Ту своеобразную, не всем доступную радость, которую приносит зоркое наблюдение над людской жизнью, Федотов узнал рано, еще в детстве, с высоты сенника, дававшего возможность видеть, что делается в соседних дворах. Со временем она стала одной из немногих житейских радостей, в которых он нуждался, а в поздние годы обратилась чуть ли не в манию, впрочем, манию профессиональную, полностью обращенную на творчество, питающую его.

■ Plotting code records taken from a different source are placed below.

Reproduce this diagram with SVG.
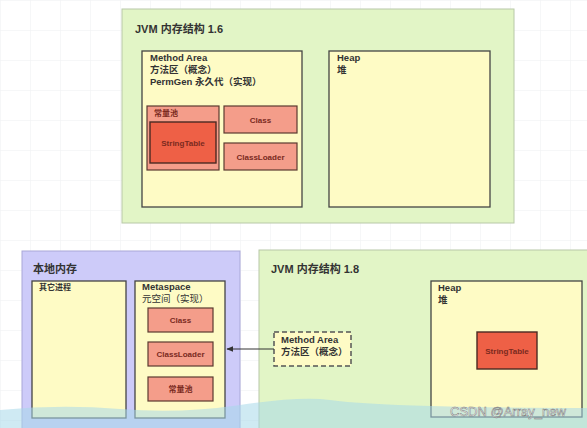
<svg xmlns="http://www.w3.org/2000/svg" width="587" height="428" viewBox="0 0 587 428">
<defs>
<pattern id="grid" width="30" height="30" patternUnits="userSpaceOnUse">
<path d="M30 0H0V30" fill="none" stroke="#eef0f2" stroke-width="1"/>
</pattern>
<marker id="arr" viewBox="0 0 10 10" refX="9" refY="5" markerWidth="7" markerHeight="7" orient="auto">
<path d="M0 1L10 5L0 9z" fill="#333"/>
</marker>
<style>
text{font-family:"Liberation Sans","Noto Sans CJK SC",sans-serif;font-weight:bold;fill:#333}
.t{font-size:11px}
.h{font-size:9.5px}
.s{font-size:8px;fill:#7a2a1e}
.green{fill:#e2f5c6;stroke:#b8c8a8;stroke-width:1}
.yel{fill:#fefbc5;stroke:#444;stroke-width:1.3}
.sal{fill:#f49d8a;stroke:#5a3a30;stroke-width:1.2}
.red{fill:#ee6046;stroke:#4a2a22;stroke-width:1.4}
.pur{fill:#cdcbf9;stroke:#a9a8d8;stroke-width:1}
</style>
</defs>
<rect width="587" height="428" fill="#fff"/>
<rect width="587" height="428" fill="url(#grid)"/>

<g id="jvm16">
<rect class="green" x="122" y="9" width="392" height="214"/>
<text class="t" x="135" y="33">JVM 内存结构 1.6</text>
</g>
<g id="methodArea16">
<rect class="yel" x="142" y="51" width="160" height="156"/>
<text class="h" x="150" y="61">Method Area</text>
<text class="h" x="150" y="73">方法区（概念）</text>
<text class="h" x="150" y="85">PermGen 永久代（实现）</text>
</g>
<g id="heap16">
<rect class="yel" x="329" y="51" width="161" height="156"/>
<text class="h" x="337" y="61">Heap</text>
<text class="h" x="337" y="73">堆</text>
</g>
<g id="constPool16">
<rect class="sal" x="147" y="106" width="72" height="64"/>
<text class="s" x="154" y="116">常量池</text>
</g>
<g id="stringTable16">
<rect class="red" x="150" y="122" width="66" height="41"/>
<text class="s" x="183" y="145.5" text-anchor="middle">StringTable</text>
</g>
<g id="class16">
<rect class="sal" x="224" y="106" width="73" height="27"/>
<text class="s" x="260.5" y="122.5" text-anchor="middle">Class</text>
</g>
<g id="classLoader16">
<rect class="sal" x="224" y="143" width="73" height="27"/>
<text class="s" x="260.5" y="159.5" text-anchor="middle">ClassLoader</text>
</g>

<g id="nativeMem">
<rect class="pur" x="22" y="251" width="218" height="190"/>
<text class="t" x="33" y="273">本地内存</text>
</g>
<g id="otherProc">
<rect class="yel" x="32" y="281" width="94" height="137"/>
<text class="s" x="39" y="290" style="fill:#333">其它进程</text>
</g>
<g id="metaspace">
<rect class="yel" x="135" y="281" width="90" height="137"/>
<text class="h" x="142" y="290">Metaspace</text>
<text class="h" x="142" y="302" style="font-weight:normal">元空间（实现）</text>
</g>
<g id="class18">
<rect class="sal" x="148" y="308" width="65" height="24"/>
<text class="s" x="180.5" y="323" text-anchor="middle">Class</text>
</g>
<g id="classLoader18">
<rect class="sal" x="148" y="342" width="65" height="24"/>
<text class="s" x="180.5" y="357" text-anchor="middle">ClassLoader</text>
</g>
<g id="constPool18">
<rect class="sal" x="148" y="377" width="65" height="24"/>
<text class="s" x="180.5" y="392" text-anchor="middle">常量池</text>
</g>

<g id="jvm18">
<rect class="green" x="259" y="250" width="340" height="190"/>
<text class="t" x="271" y="273">JVM 内存结构 1.8</text>
</g>
<g id="heap18">
<rect class="yel" x="431" y="281" width="151" height="136"/>
<text class="h" x="438" y="291">Heap</text>
<text class="h" x="438" y="303">堆</text>
</g>
<g id="stringTable18">
<rect class="red" x="477" y="332" width="60" height="37"/>
<text class="s" x="507" y="353.5" text-anchor="middle">StringTable</text>
</g>
<g id="methodArea18">
<rect x="274" y="332" width="77" height="34" fill="#fefbc5" stroke="#555" stroke-width="1.5" stroke-dasharray="5,3"/>
<text class="h" x="281" y="343">Method Area</text>
<text class="h" x="281" y="355">方法区（概念）</text>
</g>

<g id="connectors">
<line x1="274" y1="349" x2="227" y2="349" stroke="#333" stroke-width="1" marker-end="url(#arr)"/>
</g>

<path d="M0 410 Q60 404 120 409 T240 405 T330 400 T430 406 T587 408 V428 H0Z" fill="#a8d8ea" opacity="0.55"/>
<text x="450" y="416" style="font-family:'Liberation Sans',sans-serif;font-weight:normal;font-size:13px;fill:#fff;stroke:#777;stroke-width:0.5">CSDN @Array_new</text>
</svg>
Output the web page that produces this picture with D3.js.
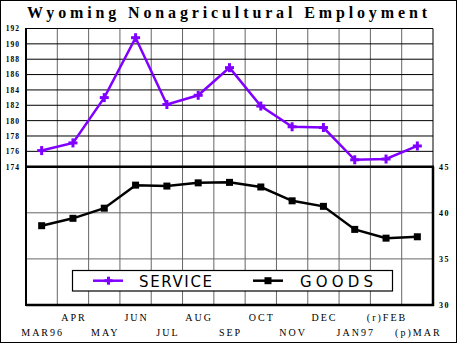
<!DOCTYPE html>
<html><head><meta charset="utf-8">
<script src="https://cdn.jsdelivr.net/npm/d3@7"></script>
<style>body{margin:0;background:#fff}svg{display:block}</style>
</head><body>
<svg id="c" width="457" height="343"></svg>
<script>
const months = ["MAR96","APR","MAY","JUN","JUL","AUG","SEP","OCT","NOV","DEC","JAN97","(r)FEB","(p)MAR"];
const service = [176.1,177.1,183.0,190.8,182.1,183.3,186.9,181.9,179.2,179.1,174.9,175.0,176.7];
const goods = [38.6,39.4,40.5,43.0,42.9,43.25,43.3,42.8,41.3,40.7,38.2,37.25,37.4];
const serviceTicks = [174,176,178,180,182,184,186,188,190,192];
const goodsTicks = [30,35,40,45];
const goodsGrid = [35,40];
const title = "Wyoming Nonagricultural Employment";
const legendLabels = ["SERVICE","GOODS"];

const purple = "#8000ff";
const svg = d3.select("#c");
const L = 26, R = 433, T = 28.5, MID = 166.7, B = 305;

const x = d3.scaleBand().domain(months).range([L, R]);
const cx = d => x(d) + x.bandwidth()/2;
const yS = d3.scaleLinear().domain([174,192]).range([MID, T]);
const yG = d3.scaleLinear().domain([30,45]).range([B, MID]);

// outer frame
svg.append("rect").attr("x",0.5).attr("y",0.5).attr("width",456).attr("height",342)
  .attr("fill","none").attr("stroke","#000").attr("stroke-width",1);

// title
svg.append("text").attr("x",27).attr("y",18).attr("textLength",400).attr("lengthAdjust","spacing")
  .attr("font-family","Liberation Serif").attr("font-weight","bold").attr("font-size",16)
  .text(title);

// vertical grid lines
svg.append("g").selectAll("line").data(months.slice(1)).join("line")
  .attr("x1",d=>x(d)).attr("x2",d=>x(d)).attr("y1",T).attr("y2",B)
  .attr("stroke","#666").attr("stroke-width",1);

// top panel horizontal grid (black)
svg.append("g").selectAll("line").data(serviceTicks.slice(1)).join("line")
  .attr("x1",L).attr("x2",R).attr("y1",d=>yS(d)).attr("y2",d=>yS(d))
  .attr("stroke","#000").attr("stroke-width",1);

// bottom panel horizontal grid (gray)
svg.append("g").selectAll("line").data(goodsGrid).join("line")
  .attr("x1",L).attr("x2",R).attr("y1",d=>yG(d)).attr("y2",d=>yG(d))
  .attr("stroke","#666").attr("stroke-width",1);

// borders
svg.append("line").attr("x1",R).attr("x2",R).attr("y1",T).attr("y2",MID).attr("stroke","#000").attr("stroke-width",1);
svg.append("line").attr("x1",R).attr("x2",R).attr("y1",MID).attr("y2",B+1).attr("stroke","#000").attr("stroke-width",2.5);
svg.append("line").attr("x1",L).attr("x2",L).attr("y1",T-0.5).attr("y2",B+1).attr("stroke","#000").attr("stroke-width",2);
svg.append("line").attr("x1",L).attr("x2",R+1).attr("y1",MID).attr("y2",MID).attr("stroke","#000").attr("stroke-width",2.5);
svg.append("line").attr("x1",L).attr("x2",R+1).attr("y1",B).attr("y2",B).attr("stroke","#000").attr("stroke-width",2.5);

// left axis
const axL = svg.append("g").attr("transform",`translate(${L},0)`)
  .call(d3.axisLeft(yS).tickValues(serviceTicks).tickSize(0).tickPadding(6));
axL.select(".domain").remove();
axL.selectAll("text").attr("font-family","Liberation Serif").attr("font-weight","bold")
  .attr("font-size",7.5).attr("letter-spacing",1).attr("fill","#000");

// right axis
const axR = svg.append("g").attr("transform",`translate(${R},0)`)
  .call(d3.axisRight(yG).tickValues(goodsTicks).tickSize(0).tickPadding(6));
axR.select(".domain").remove();
axR.selectAll("text").attr("font-family","Liberation Serif").attr("font-weight","bold")
  .attr("font-size",8).attr("letter-spacing",1.5).attr("fill","#000");

// x labels (two rows)
svg.append("g").selectAll("text").data(months).join("text")
  .attr("x",d=>cx(d)+1).attr("y",(d,i)=> i%2===1 ? 321 : 335.5)
  .attr("text-anchor","middle").attr("font-family","Liberation Serif").attr("font-size",10)
  .attr("letter-spacing",2).text(d=>d);

// service line
svg.append("path").datum(service).attr("fill","none").attr("stroke",purple).attr("stroke-width",2.5)
  .attr("d", d3.line().x((d,i)=>cx(months[i])).y(d=>yS(d)));
const plus = (g, px, py, s) => {
  g.append("line").attr("x1",px-s).attr("x2",px+s).attr("y1",py).attr("y2",py).attr("stroke",purple).attr("stroke-width",3);
  g.append("line").attr("x1",px).attr("x2",px).attr("y1",py-s).attr("y2",py+s).attr("stroke",purple).attr("stroke-width",3);
};
const sg = svg.append("g");
service.forEach((v,i)=>plus(sg, cx(months[i]), yS(v), 4.5));

// goods line
svg.append("path").datum(goods).attr("fill","none").attr("stroke","#000").attr("stroke-width",2.5)
  .attr("d", d3.line().x((d,i)=>cx(months[i])).y(d=>yG(d)));
svg.append("g").selectAll("rect").data(goods).join("rect")
  .attr("x",(d,i)=>cx(months[i])-3.5).attr("y",d=>yG(d)-3.5).attr("width",7).attr("height",7).attr("fill","#000");

// legend
const lg = svg.append("g");
lg.append("rect").attr("x",72.5).attr("y",270.5).attr("width",320).attr("height",20.5)
  .attr("fill","#fff").attr("stroke","#000").attr("stroke-width",1.2);
const ly = 280.7;
lg.append("line").attr("x1",93).attr("x2",123).attr("y1",ly).attr("y2",ly).attr("stroke",purple).attr("stroke-width",2.5);
plus(lg, 108.5, ly, 4);
lg.append("line").attr("x1",253).attr("x2",283).attr("y1",ly).attr("y2",ly).attr("stroke","#000").attr("stroke-width",2.5);
lg.append("rect").attr("x",268-3.5).attr("y",ly-3.5).attr("width",7).attr("height",7).attr("fill","#000");
lg.append("text").attr("x",139).attr("y",287).attr("textLength",73).attr("lengthAdjust","spacing")
  .attr("font-family","DejaVu Sans").attr("font-size",15).text(legendLabels[0]);
lg.append("text").attr("x",300).attr("y",287).attr("textLength",73).attr("lengthAdjust","spacing")
  .attr("font-family","DejaVu Sans").attr("font-size",15).text(legendLabels[1]);
</script>
</body></html>
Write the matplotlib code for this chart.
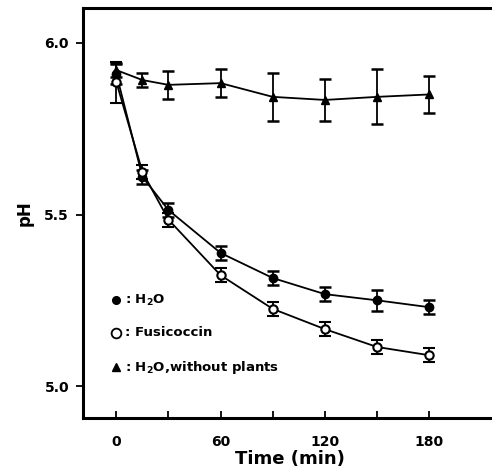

Неся караул у Нарвских триумфальных ворот («колоссальное здание бронзовое со славами, богатырями, ворота, каких не бывало и в царстве титанов»), он написал: «Я стою в карауле, что может быть неприятнее, и стараюсь развлечься тем, что происходит вокруг меня интересного…» И подробнейшим образом с истинно живописными деталями воспроизвел впечатления: «Едет купец, уязвленный золотой стрелой корыстолюбия; едет бессеребреник, бескорыстный (поэт-любовник); едет эффектный гвардеец из отпуска; едут юные дети определиться, кто в корпус, в будущие Ахиллесы или повесы, кто в Смольный, доказать, что и в нашем климате могут расти розы, едут, не боясь нашего мороза, родители их, пожилые и старые, согретые любовью к детям своим; едут оскорбленные надежды без порядочной одежды; едет охотник травить зайца; едут блонды на травлю роскоши… едет слава на воротах, едет и мое почтение к стопам вашим». Все это будет написано немного позднее, несколько лет спустя, когда и сюжеты один за другим завязываются в голове, и морализаторство слегка намечается, и уже сыскался тот художник, которого хочется если не переплюнуть, то хотя бы взять в образец («Бессмертный Гогарт, воскресни со твоею кистью!»). Но и сейчас в дневник вдруг забредают записи: «…имел удовольствие видеть двух оригиналов провинциалов с их ужимочками…» (Каков! — сам в Петербурге чуть более года, а уж судит о провинциальных «ужимочках»!) Или: «Невский полон гуляющих — в одних сюртучках. Франты-гвардейцы». Что ему эти провинциалы, что ему эти гуляющие в одних сюртучках — а в память запало.
И стало возникать желание, — не сочиняя занимательного сюжета, не выстраивая композиции, не подбирая интересных деталей, не заботясь о точности рисунка, не стараясь никого ни потешать, ни поучать, вообще ни на что не претендуя, — передавать свои впечатления, запечатлевать жизнь такой, какой она сама явилась его непосредственному и непритязательному взгляду. Захотелось — и нарисовал «Продажу съестных припасов на рынке», возвратясь со своего ближнего Андреевского рынка. Захотелось — и нарисовал «На набережной Васильевского острова». Захотелось — и испещрил лист набросками только что подсмотренных уличных сценок. Спроси его: «Зачем?» — он бы и сам не смог ответить.
Это, конечно, еще не призвание, не понятие о своем художническом пути, но уже многое — инстинкт высокоодаренной натуры, еще не понимающей себя, своих возможностей, но исподволь пробирающейся к ним, — как бы между прочим, среди иных дел, которые до поры представляются важными, первостепенными.
Что же, как не инстинкт, толкнуло юного прапорщика, целиком поглощенного служебными заботами, уповающего на ровную военную карьеру, вдруг всерьез заняться своим художественным образованием? В самом деле, в июне 1834 года, то есть полгода спустя после вступления в полк, он получил билет № 241 на право посещения вечерних рисовальных классов Императорской Академии художеств. «Самолюбие подстрекнулось, а близкое соседство на Васильевском острове Академии и лейб-гвардии Финляндского полка, в котором служил, дало возможность походить иногда в свободные дни в вечерние рисовальные классы Академии поучиться».
От казарм полка до академии действительно рукой подать, но решиться проделать этот путь не так уж легко.